§ Required work:
Search the data for the word "with". Reproduce every line where it is found.

[start Provided entries]

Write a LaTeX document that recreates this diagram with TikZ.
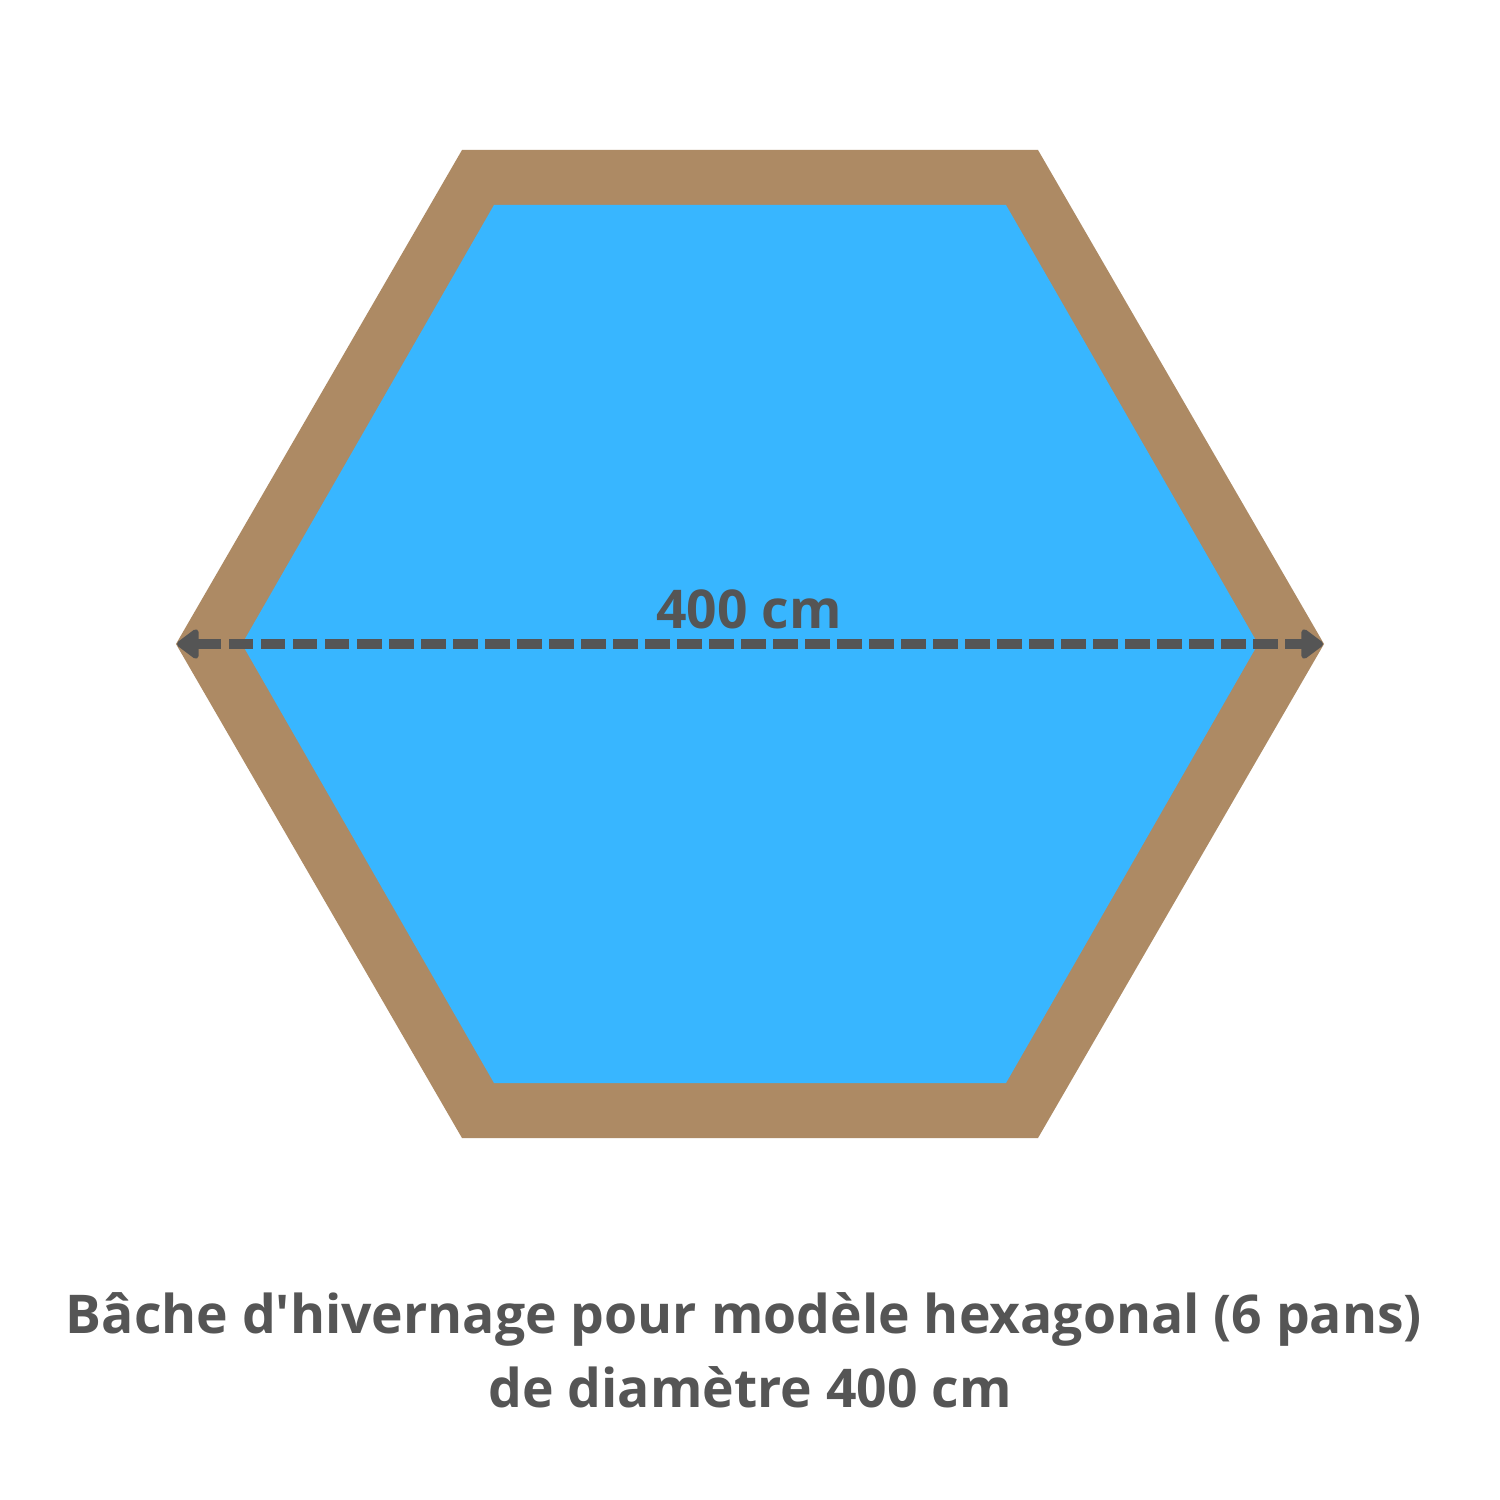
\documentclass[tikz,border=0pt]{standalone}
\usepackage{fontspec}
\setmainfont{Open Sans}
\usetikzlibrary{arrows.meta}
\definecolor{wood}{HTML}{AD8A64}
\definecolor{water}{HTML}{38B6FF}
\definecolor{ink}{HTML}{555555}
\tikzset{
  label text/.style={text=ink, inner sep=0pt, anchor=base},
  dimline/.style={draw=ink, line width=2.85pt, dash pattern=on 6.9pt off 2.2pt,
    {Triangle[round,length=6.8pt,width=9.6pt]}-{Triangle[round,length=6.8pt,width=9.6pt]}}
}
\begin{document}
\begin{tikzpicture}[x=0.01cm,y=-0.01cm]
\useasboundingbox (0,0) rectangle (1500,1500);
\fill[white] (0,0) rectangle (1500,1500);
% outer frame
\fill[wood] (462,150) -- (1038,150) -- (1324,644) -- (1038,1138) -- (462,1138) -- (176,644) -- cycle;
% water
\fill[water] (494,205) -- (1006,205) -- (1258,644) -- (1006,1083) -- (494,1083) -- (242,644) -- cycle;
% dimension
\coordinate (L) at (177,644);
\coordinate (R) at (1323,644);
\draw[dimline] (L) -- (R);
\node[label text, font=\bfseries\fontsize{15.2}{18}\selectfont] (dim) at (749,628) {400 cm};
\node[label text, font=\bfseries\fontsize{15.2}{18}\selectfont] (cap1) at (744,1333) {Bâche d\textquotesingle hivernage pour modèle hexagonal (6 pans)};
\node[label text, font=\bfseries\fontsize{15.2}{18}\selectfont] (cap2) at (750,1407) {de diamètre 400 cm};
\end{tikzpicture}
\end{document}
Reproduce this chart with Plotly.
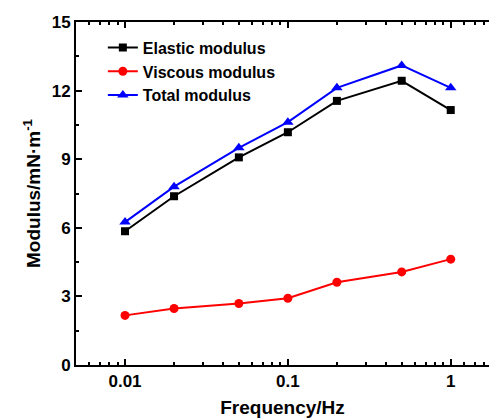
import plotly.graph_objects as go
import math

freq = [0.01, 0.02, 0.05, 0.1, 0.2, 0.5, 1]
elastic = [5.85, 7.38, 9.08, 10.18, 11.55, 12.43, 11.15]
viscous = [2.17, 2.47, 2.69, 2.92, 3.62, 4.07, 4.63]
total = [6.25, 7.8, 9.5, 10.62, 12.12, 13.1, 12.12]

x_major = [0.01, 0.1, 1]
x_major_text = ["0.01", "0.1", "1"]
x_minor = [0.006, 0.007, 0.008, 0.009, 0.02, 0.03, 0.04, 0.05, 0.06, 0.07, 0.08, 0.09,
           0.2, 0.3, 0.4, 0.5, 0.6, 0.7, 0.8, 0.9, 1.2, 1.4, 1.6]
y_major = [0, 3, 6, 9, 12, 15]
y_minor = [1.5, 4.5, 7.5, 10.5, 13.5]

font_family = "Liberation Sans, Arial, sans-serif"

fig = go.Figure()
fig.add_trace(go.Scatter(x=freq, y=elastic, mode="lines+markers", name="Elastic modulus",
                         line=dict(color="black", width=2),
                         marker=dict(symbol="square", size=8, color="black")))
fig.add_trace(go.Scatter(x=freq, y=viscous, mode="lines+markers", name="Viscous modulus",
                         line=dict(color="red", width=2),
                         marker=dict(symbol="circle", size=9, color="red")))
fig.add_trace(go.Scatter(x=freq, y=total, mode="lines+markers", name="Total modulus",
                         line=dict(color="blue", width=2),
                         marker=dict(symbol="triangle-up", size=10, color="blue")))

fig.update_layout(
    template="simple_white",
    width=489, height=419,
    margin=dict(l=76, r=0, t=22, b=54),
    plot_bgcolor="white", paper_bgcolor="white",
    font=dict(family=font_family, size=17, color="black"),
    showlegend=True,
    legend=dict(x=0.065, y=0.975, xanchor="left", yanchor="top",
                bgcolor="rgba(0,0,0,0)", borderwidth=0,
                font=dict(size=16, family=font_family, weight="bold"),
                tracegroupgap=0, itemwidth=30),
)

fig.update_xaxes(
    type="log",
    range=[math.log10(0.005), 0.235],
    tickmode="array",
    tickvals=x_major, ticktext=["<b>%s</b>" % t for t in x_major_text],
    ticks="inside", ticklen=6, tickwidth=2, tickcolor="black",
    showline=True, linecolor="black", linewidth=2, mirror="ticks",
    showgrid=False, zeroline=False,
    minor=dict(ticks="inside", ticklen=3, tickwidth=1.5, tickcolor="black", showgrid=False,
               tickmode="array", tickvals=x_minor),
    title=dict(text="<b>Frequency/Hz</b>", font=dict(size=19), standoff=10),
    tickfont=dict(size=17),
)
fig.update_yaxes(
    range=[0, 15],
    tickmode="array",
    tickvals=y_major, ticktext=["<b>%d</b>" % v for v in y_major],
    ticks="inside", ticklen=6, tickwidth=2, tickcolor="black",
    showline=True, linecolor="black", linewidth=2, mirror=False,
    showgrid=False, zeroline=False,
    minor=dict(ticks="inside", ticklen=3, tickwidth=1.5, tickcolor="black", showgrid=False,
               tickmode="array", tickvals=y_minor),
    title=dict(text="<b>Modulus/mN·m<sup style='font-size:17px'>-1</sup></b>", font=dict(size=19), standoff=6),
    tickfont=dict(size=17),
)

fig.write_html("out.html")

[end Provided entries]

§ Result for this task:
Write a LaTeX document that recreates this diagram with TikZ.
Reproduce this chart with Plotly.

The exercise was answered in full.